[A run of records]
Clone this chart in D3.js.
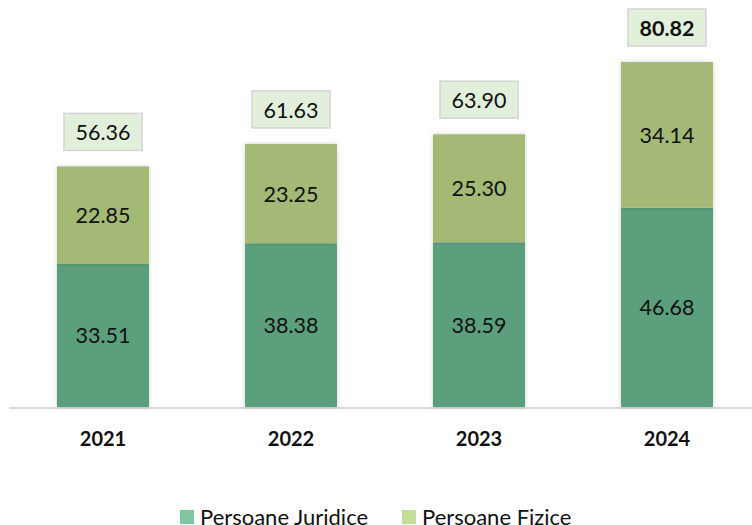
<!DOCTYPE html>
<html>
<head>
<meta charset="utf-8">
<script src="https://cdn.jsdelivr.net/npm/d3@7"></script>
<style>
  body { margin: 0; background: #fff; }
  svg { display: block; font-family: Lato, "Open Sans", sans-serif; }
</style>
</head>
<body>
<div id="chart"></div>
<script>
// data
const years = ["2021", "2022", "2023", "2024"];
const juridice = [33.51, 38.38, 38.59, 46.68];
const fizice = [22.85, 23.25, 25.30, 34.14];
const totals = [56.36, 61.63, 63.90, 80.82];
const seriesNames = ["Persoane Juridice", "Persoane Fizice"];

const width = 752, height = 525;
const baseY = 407;

const barColors = ["#5b9f7d", "#a3b975"];
const legendColors = ["#7fc7a1", "#c4de98"];

const svg = d3.select("#chart").append("svg")
  .attr("width", width).attr("height", height);

const defs = svg.append("defs");
const f = defs.append("filter").attr("id", "shadow")
  .attr("x", "-10%").attr("y", "-10%").attr("width", "120%").attr("height", "120%");
f.append("feDropShadow").attr("dx", 0).attr("dy", 0).attr("stdDeviation", 2)
  .attr("flood-color", "#000").attr("flood-opacity", 0.18);

const x = d3.scaleBand().domain(years).range([9, 761]).paddingInner(0.51).paddingOuter(0.255);
const y = d3.scaleLinear().domain([0, 80.82]).range([baseY, 62]);

const rows = years.map((yr, i) => ({ year: yr, juridice: juridice[i], fizice: fizice[i], total: totals[i] }));
const stack = d3.stack().keys(["juridice", "fizice"])(rows);

// axis line
svg.append("line")
  .attr("x1", 9).attr("x2", width).attr("y1", baseY + 1).attr("y2", baseY + 1)
  .attr("stroke", "#d9d9d9").attr("stroke-width", 2);

const groups = svg.selectAll("g.series")
  .data(stack)
  .join("g")
  .attr("class", "series")
  .attr("fill", (d, i) => barColors[i]);

groups.selectAll("rect")
  .data(d => d)
  .join("rect")
  .attr("x", d => x(d.data.year))
  .attr("y", d => y(d[1]))
  .attr("width", x.bandwidth())
  .attr("height", d => y(d[0]) - y(d[1]))
  .attr("filter", "url(#shadow)");

groups.selectAll("text")
  .data((d, i) => d.map(p => ({ p, v: i === 0 ? p.data.juridice : p.data.fizice })))
  .join("text")
  .attr("x", d => x(d.p.data.year) + x.bandwidth() / 2)
  .attr("y", d => (y(d.p[0]) + y(d.p[1])) / 2)
  .attr("text-anchor", "middle")
  .attr("dominant-baseline", "central")
  .attr("font-size", 21.5)
  .attr("fill", "#111")
  .text(d => d.v.toFixed(2));

// total labels
const tot = svg.selectAll("g.total")
  .data(rows)
  .join("g")
  .attr("class", "total")
  .attr("transform", d => `translate(${x(d.year) + x.bandwidth() / 2},${y(d.total) - 34})`);

tot.append("rect")
  .attr("x", -39).attr("y", -19).attr("width", 78).attr("height", 37)
  .attr("fill", "#e2efda").attr("stroke", "#d4d4d4").attr("stroke-width", 1.5);

tot.append("text")
  .attr("text-anchor", "middle")
  .attr("dominant-baseline", "central")
  .attr("font-size", 21.5)
  .attr("font-weight", (d, i) => i === rows.length - 1 ? "bold" : "normal")
  .attr("fill", "#111")
  .text(d => d.total.toFixed(2));

// year labels
svg.selectAll("text.year")
  .data(years)
  .join("text")
  .attr("class", "year")
  .attr("x", d => x(d) + x.bandwidth() / 2)
  .attr("y", 438)
  .attr("text-anchor", "middle")
  .attr("dominant-baseline", "central")
  .attr("font-size", 20)
  .attr("font-weight", "bold")
  .attr("fill", "#111")
  .text(d => d);

// legend
const legendX = [180, 402];
const leg = svg.selectAll("g.legend")
  .data(seriesNames)
  .join("g")
  .attr("class", "legend")
  .attr("transform", (d, i) => `translate(${legendX[i]},510)`);

leg.append("rect")
  .attr("width", 14).attr("height", 14)
  .attr("fill", (d, i) => legendColors[i]);

leg.append("text")
  .attr("x", 20).attr("y", 6)
  .attr("dominant-baseline", "central")
  .attr("font-size", 22)
  .attr("fill", "#111")
  .text(d => d);
</script>
</body>
</html>
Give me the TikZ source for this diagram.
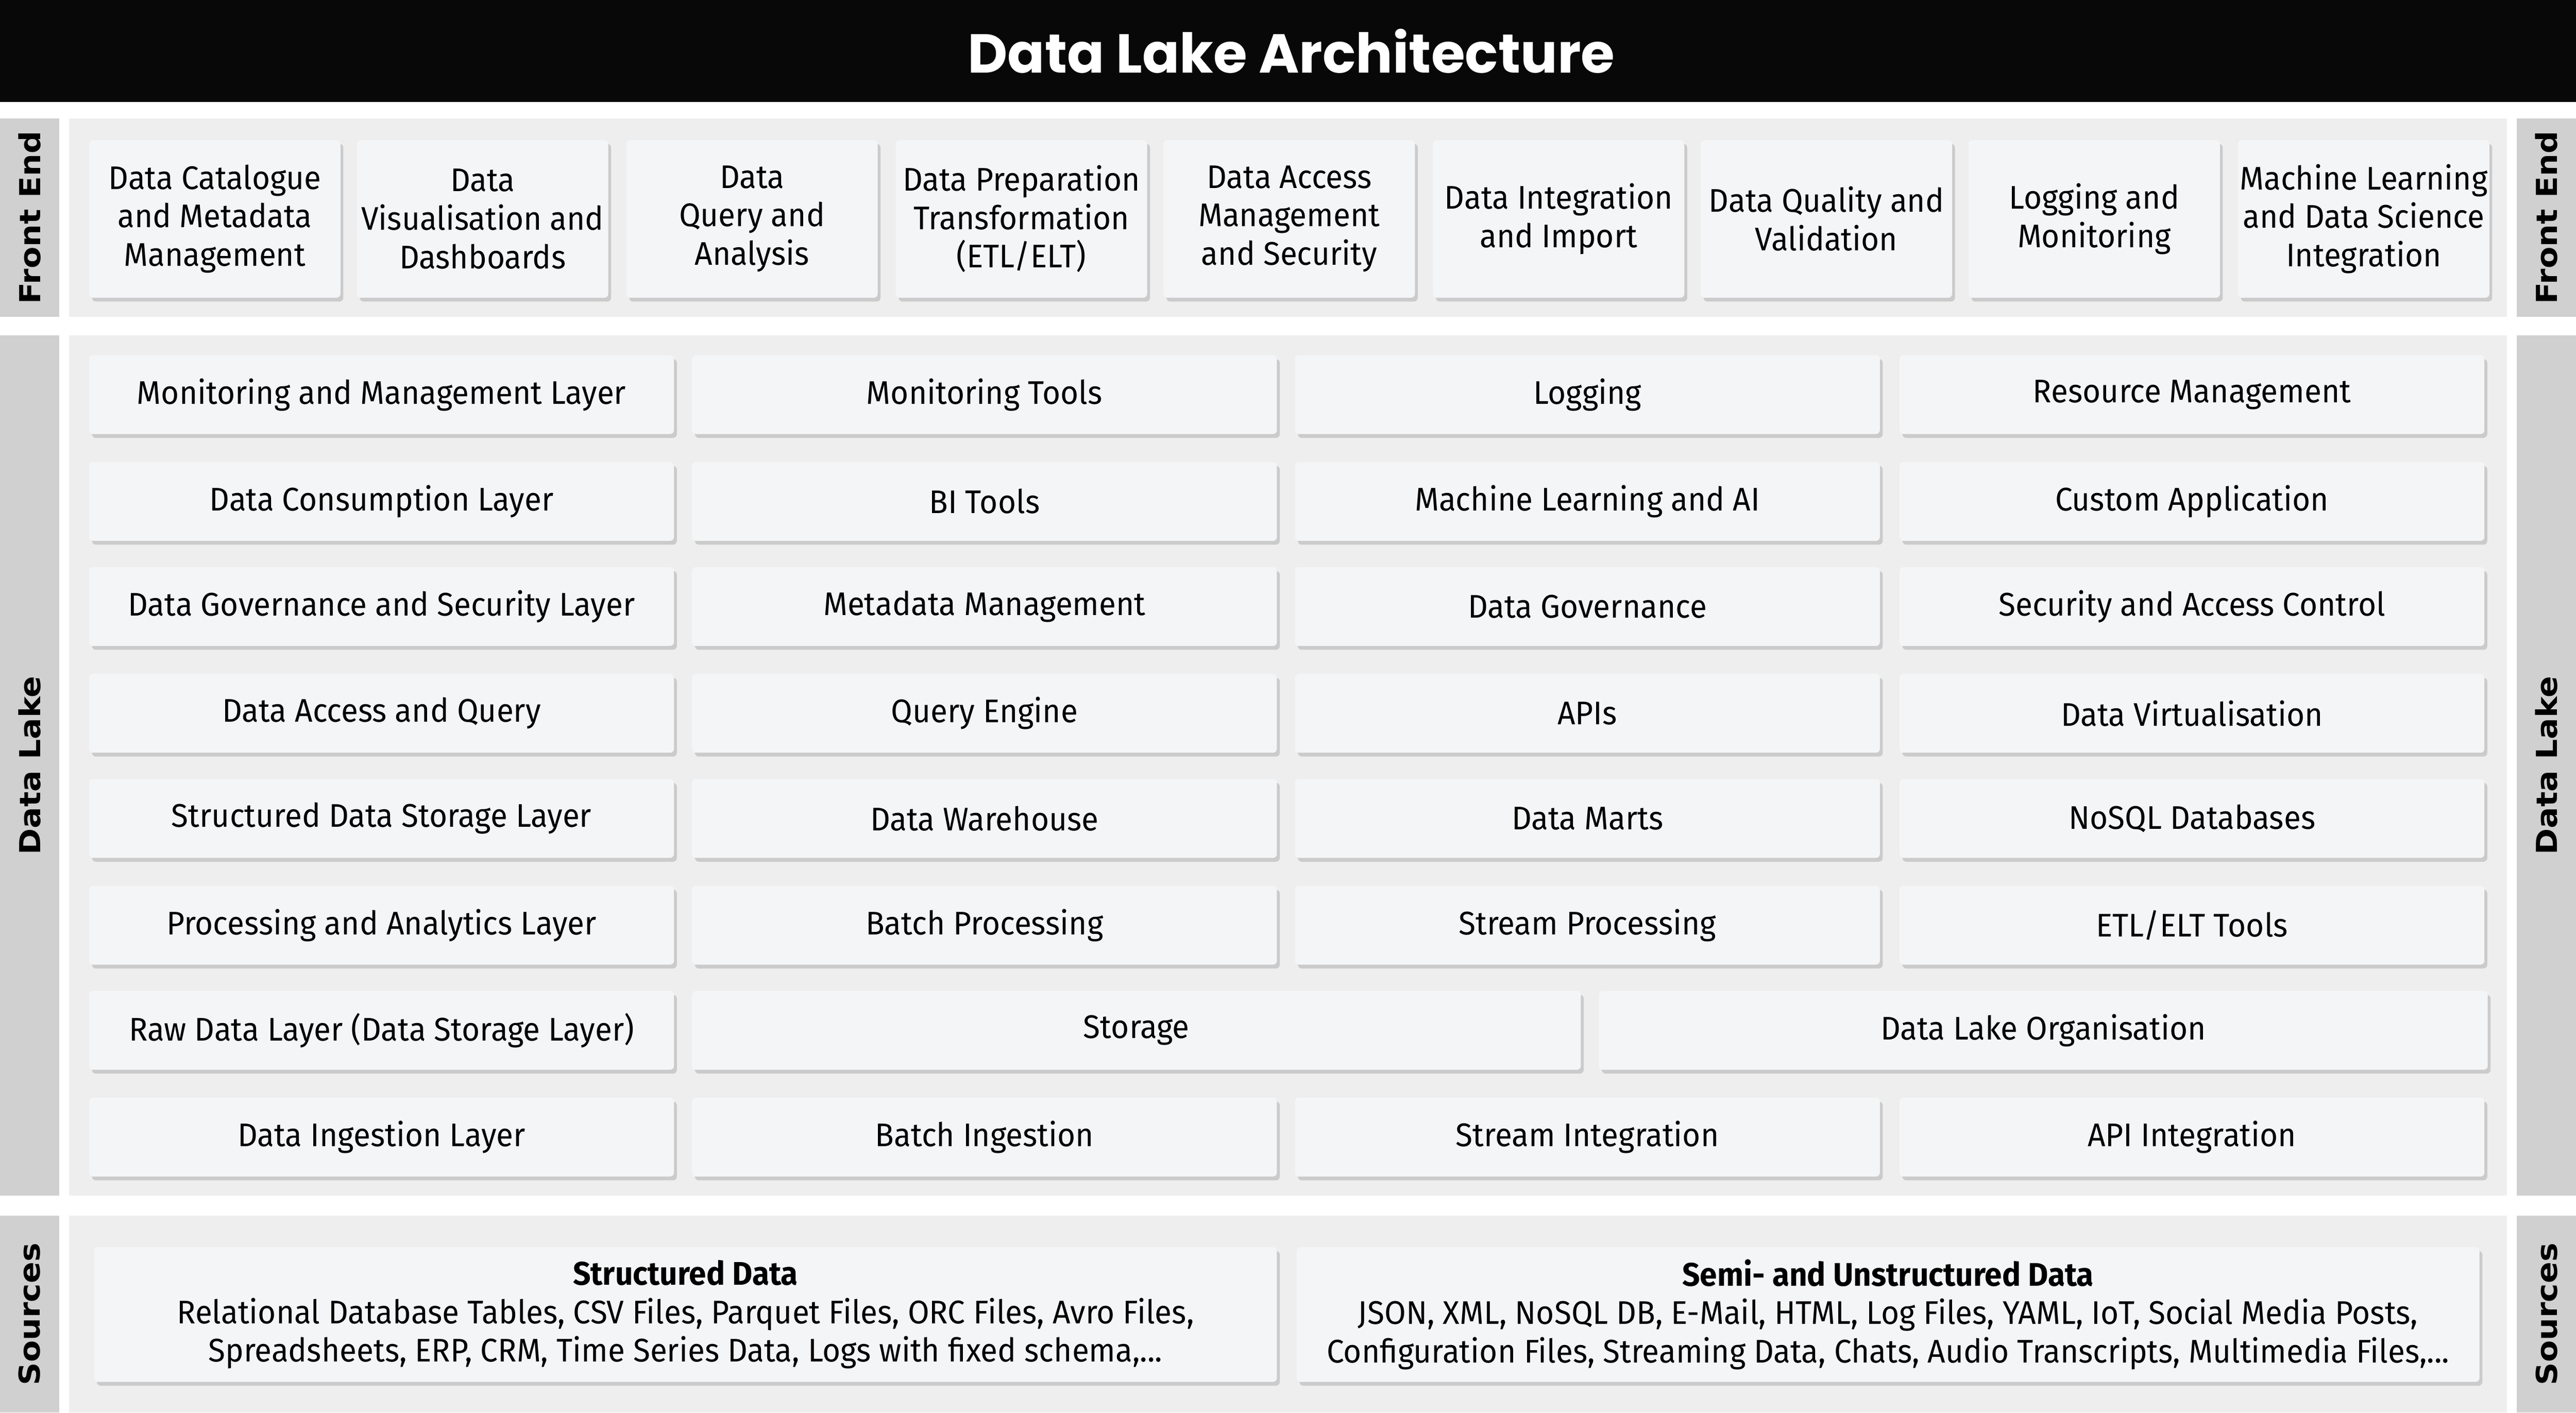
\documentclass[tikz,border=0pt]{standalone}
\usepackage{fontspec}
\setmainfont{Fira Sans}[FakeStretch=0.95]
\newfontfamily\bandfont{DejaVu Sans}[FakeStretch=1.1]
\newfontfamily\titlefont{Poppins}
\usetikzlibrary{positioning,shadows}

\definecolor{bandgray}{HTML}{D0D0D0}
\definecolor{panelgray}{HTML}{EEEEEE}
\definecolor{boxgray}{HTML}{F4F5F7}

\begin{document}
\begin{tikzpicture}[
  x=0.03cm,y=-0.03cm,
  every node/.style={font=\fontsize{17}{20}\selectfont,text=black},
  cell/.style={draw=none,fill=boxgray,rounded corners=2pt,anchor=north west,inner sep=0pt,
    drop shadow={shadow xshift=1.5pt,shadow yshift=-2pt,opacity=0.35,fill=black!45},
    minimum height=48*0.03cm,align=center},
  fecell/.style={cell,minimum width=153*0.03cm,minimum height=96*0.03cm},
  band/.style={fill=bandgray,draw=none},
  panel/.style={fill=panelgray,draw=none},
  bandtext/.style={font=\bandfont\bfseries\fontsize{15}{17}\selectfont},
]
\useasboundingbox (0,0) rectangle (1568,860);

% title
\fill[black!97] (0,0) rectangle (1568,62);
\node (title) at (786,31) {\titlefont\fontsize{28.5}{32}\selectfont\bfseries\color{white} Data Lake Architecture};

% bands and panels
\foreach \top/\bot/\name in {72/193/Front End,204/728/Data Lake,740/860/Sources}{
  \fill[band] (0,\top) rectangle (36,\bot);
  \fill[band] (1532,\top) rectangle (1568,\bot);
  \fill[panel] (42,\top) rectangle (1526,\bot);
  \node[bandtext,rotate=90] at (18,{(\top+\bot)/2}) {\name};
  \node[bandtext,rotate=90] at (1550,{(\top+\bot)/2}) {\name};
}

% front end
\foreach \x/\lbl [count=\i] in {
  54/{Data Catalogue\\and Metadata\\Management},
  217/{Data\\Visualisation and\\Dashboards},
  381/{Data\\Query and\\Analysis},
  545/{Data Preparation\\Transformation\\(ETL/ELT)},
  708/{Data Access\\Management\\and Security},
  872/{Data Integration\\and Import},
  1035/{Data Quality and\\Validation},
  1198/{Logging and\\Monitoring},
  1362/{Machine Learning\\and Data Science\\Integration}}{
  \node (fe\i) [fecell] at (\x,85) {\lbl};
}

% data lake rows
\foreach \y/\a/\b/\c/\d [count=\r] in {
  216/Monitoring and Management Layer/Monitoring Tools/Logging/Resource Management,
  281/Data Consumption Layer/BI Tools/Machine Learning and AI/Custom Application,
  345/Data Governance and Security Layer/Metadata Management/Data Governance/Security and Access Control,
  410/Data Access and Query/Query Engine/APIs/Data Virtualisation,
  474/Structured Data Storage Layer/Data Warehouse/Data Marts/NoSQL Databases,
  539/Processing and Analytics Layer/Batch Processing/Stream Processing/{ETL/ELT Tools},
  668/Data Ingestion Layer/Batch Ingestion/Stream Integration/API Integration}{
  \node (dl\r a) [cell,minimum width=356*0.03cm] at (54,\y) {\a};
  \node (dl\r b) [cell,minimum width=356*0.03cm] at (421,\y) {\b};
  \node (dl\r c) [cell,minimum width=356*0.03cm] at (788,\y) {\c};
  \node (dl\r d) [cell,minimum width=356*0.03cm] at (1156,\y) {\d};
}
\node (raw) [cell,minimum width=356*0.03cm] at (54,603) {Raw Data Layer (Data Storage Layer)};
\node (storage) [cell,minimum width=541*0.03cm] at (421,603) {Storage};
\node (organisation) [cell,minimum width=541*0.03cm] at (973,603) {Data Lake Organisation};

% sources
\node (structured) [cell,minimum width=720*0.03cm,minimum height=82*0.03cm] at (57,759)
  {\textbf{Structured Data}\\Relational Database Tables, CSV Files, Parquet Files, ORC Files, Avro Files,\\Spreadsheets, ERP, CRM, Time Series Data, Logs with fixed schema,...};
\node (unstructured) [cell,minimum width=720*0.03cm,minimum height=82*0.03cm] at (789,759)
  {\textbf{Semi- and Unstructured Data}\\JSON, XML, NoSQL DB, E-Mail, HTML, Log Files, YAML, IoT, Social Media Posts,\\Configuration Files, Streaming Data, Chats, Audio Transcripts, Multimedia Files,...};
\end{tikzpicture}
\end{document}
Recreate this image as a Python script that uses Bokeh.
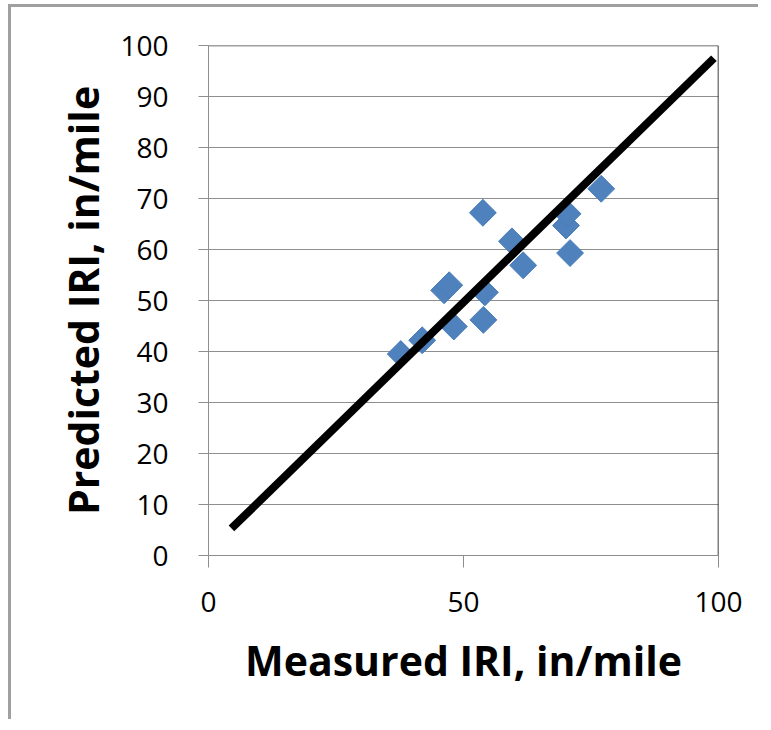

### GOAL
Look through the entries and find each line that has the string "chart". Copy those lines.

### FINAL RESULT
Clone this chart in D3.js.
<div id="chart"></div>
const svg = d3.select("#chart").append("svg")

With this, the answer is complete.